#### WHAT THE TASK REQUIRES:
Your task is to return, exactly, the run of lines starting at the line holding "Rebuild this chart" and ending at the line holding "const seriesNames = ['다가갈 때', '멀어질 때'];", both ends included and no other lines.

#### DATA FOR PROCESSING:
▶

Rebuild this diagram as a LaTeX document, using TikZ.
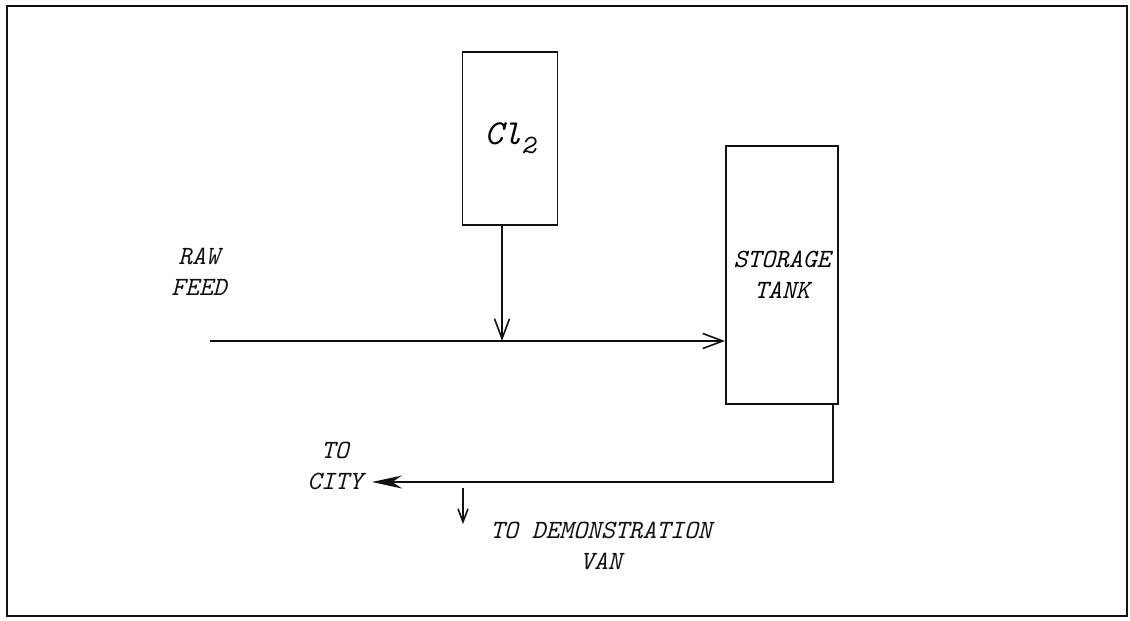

◀
▶

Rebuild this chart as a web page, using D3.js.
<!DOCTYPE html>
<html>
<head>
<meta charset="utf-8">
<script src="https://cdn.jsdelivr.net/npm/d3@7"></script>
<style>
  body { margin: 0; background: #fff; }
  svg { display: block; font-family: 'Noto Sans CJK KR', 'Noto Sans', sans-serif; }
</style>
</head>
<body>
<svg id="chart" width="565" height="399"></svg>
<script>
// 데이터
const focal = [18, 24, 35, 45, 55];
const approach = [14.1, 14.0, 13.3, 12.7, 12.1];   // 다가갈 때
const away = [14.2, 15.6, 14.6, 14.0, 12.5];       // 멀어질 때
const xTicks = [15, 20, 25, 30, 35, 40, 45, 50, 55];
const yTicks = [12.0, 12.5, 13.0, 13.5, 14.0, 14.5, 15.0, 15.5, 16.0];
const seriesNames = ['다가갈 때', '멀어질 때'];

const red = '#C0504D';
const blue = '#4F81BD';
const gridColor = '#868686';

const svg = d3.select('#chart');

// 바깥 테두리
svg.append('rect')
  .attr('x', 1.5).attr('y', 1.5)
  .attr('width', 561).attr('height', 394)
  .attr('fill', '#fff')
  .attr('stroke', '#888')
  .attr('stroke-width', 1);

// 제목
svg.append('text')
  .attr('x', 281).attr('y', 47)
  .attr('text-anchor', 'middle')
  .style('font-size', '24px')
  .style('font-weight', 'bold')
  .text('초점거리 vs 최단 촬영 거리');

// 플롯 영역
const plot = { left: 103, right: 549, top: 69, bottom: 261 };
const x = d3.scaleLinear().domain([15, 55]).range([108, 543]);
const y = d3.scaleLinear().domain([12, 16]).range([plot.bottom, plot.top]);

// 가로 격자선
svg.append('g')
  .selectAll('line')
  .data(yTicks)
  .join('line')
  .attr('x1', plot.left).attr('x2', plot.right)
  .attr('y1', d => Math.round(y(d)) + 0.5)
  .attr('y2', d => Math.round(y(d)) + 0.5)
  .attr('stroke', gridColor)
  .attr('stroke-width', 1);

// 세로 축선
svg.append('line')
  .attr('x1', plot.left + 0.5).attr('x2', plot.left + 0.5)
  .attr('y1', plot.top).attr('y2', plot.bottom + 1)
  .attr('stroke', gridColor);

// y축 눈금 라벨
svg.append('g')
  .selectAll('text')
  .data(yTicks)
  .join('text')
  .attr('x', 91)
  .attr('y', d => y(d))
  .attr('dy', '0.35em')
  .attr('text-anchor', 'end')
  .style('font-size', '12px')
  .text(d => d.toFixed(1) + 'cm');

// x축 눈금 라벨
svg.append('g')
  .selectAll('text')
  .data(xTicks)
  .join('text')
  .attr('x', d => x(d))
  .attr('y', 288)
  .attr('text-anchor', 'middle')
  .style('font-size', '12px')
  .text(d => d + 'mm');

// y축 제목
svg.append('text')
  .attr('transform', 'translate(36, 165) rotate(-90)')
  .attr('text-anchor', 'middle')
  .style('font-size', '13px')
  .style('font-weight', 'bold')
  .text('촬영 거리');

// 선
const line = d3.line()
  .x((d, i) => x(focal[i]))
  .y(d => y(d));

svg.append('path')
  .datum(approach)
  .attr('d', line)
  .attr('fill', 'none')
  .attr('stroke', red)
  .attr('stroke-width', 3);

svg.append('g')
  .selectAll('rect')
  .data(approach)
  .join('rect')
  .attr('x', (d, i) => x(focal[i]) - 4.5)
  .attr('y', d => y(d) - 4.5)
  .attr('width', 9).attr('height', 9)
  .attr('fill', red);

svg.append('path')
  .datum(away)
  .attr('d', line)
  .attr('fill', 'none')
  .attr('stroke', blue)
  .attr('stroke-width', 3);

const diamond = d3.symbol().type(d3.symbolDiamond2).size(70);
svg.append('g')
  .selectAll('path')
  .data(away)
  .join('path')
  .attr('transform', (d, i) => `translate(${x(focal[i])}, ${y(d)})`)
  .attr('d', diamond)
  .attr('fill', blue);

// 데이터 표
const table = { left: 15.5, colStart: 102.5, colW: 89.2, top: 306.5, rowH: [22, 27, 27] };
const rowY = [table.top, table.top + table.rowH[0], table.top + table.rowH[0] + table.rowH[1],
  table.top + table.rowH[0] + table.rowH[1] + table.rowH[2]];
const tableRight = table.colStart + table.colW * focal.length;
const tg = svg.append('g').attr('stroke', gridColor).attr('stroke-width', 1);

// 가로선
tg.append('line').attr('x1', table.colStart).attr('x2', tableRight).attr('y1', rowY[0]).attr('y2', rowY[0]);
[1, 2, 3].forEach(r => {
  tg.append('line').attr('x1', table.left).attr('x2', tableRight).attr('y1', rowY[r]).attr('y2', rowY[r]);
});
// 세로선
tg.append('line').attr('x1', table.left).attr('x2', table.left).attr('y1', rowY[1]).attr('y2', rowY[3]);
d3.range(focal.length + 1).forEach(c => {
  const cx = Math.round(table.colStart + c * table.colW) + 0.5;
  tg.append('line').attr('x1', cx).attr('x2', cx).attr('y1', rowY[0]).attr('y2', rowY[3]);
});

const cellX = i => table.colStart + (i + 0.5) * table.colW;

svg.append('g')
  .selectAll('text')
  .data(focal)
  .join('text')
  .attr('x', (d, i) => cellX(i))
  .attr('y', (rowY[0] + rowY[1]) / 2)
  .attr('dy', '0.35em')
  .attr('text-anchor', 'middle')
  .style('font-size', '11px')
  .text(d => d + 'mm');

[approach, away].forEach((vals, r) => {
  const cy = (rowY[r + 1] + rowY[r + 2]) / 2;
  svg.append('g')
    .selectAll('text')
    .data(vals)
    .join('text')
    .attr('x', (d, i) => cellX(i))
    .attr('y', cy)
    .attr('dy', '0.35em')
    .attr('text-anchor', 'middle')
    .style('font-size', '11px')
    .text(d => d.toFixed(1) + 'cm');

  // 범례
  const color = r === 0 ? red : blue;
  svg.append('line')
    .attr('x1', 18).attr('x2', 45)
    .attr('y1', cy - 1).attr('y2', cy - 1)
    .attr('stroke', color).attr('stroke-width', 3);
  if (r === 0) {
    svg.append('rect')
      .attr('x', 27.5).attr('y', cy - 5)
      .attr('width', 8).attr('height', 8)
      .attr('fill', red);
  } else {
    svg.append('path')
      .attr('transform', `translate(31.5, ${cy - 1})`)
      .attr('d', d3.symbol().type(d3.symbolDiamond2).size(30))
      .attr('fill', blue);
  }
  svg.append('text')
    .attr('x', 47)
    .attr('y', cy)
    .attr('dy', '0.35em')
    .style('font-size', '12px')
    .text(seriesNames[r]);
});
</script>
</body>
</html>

◀

#### THE RESPONSE:
Rebuild this chart as a web page, using D3.js.
<!DOCTYPE html>
<html>
<head>
<meta charset="utf-8">
<script src="https://cdn.jsdelivr.net/npm/d3@7"></script>
<style>
  body { margin: 0; background: #fff; }
  svg { display: block; font-family: 'Noto Sans CJK KR', 'Noto Sans', sans-serif; }
</style>
</head>
<body>
<svg id="chart" width="565" height="399"></svg>
<script>
// 데이터
const focal = [18, 24, 35, 45, 55];
const approach = [14.1, 14.0, 13.3, 12.7, 12.1];   // 다가갈 때
const away = [14.2, 15.6, 14.6, 14.0, 12.5];       // 멀어질 때
const xTicks = [15, 20, 25, 30, 35, 40, 45, 50, 55];
const yTicks = [12.0, 12.5, 13.0, 13.5, 14.0, 14.5, 15.0, 15.5, 16.0];
const seriesNames = ['다가갈 때', '멀어질 때'];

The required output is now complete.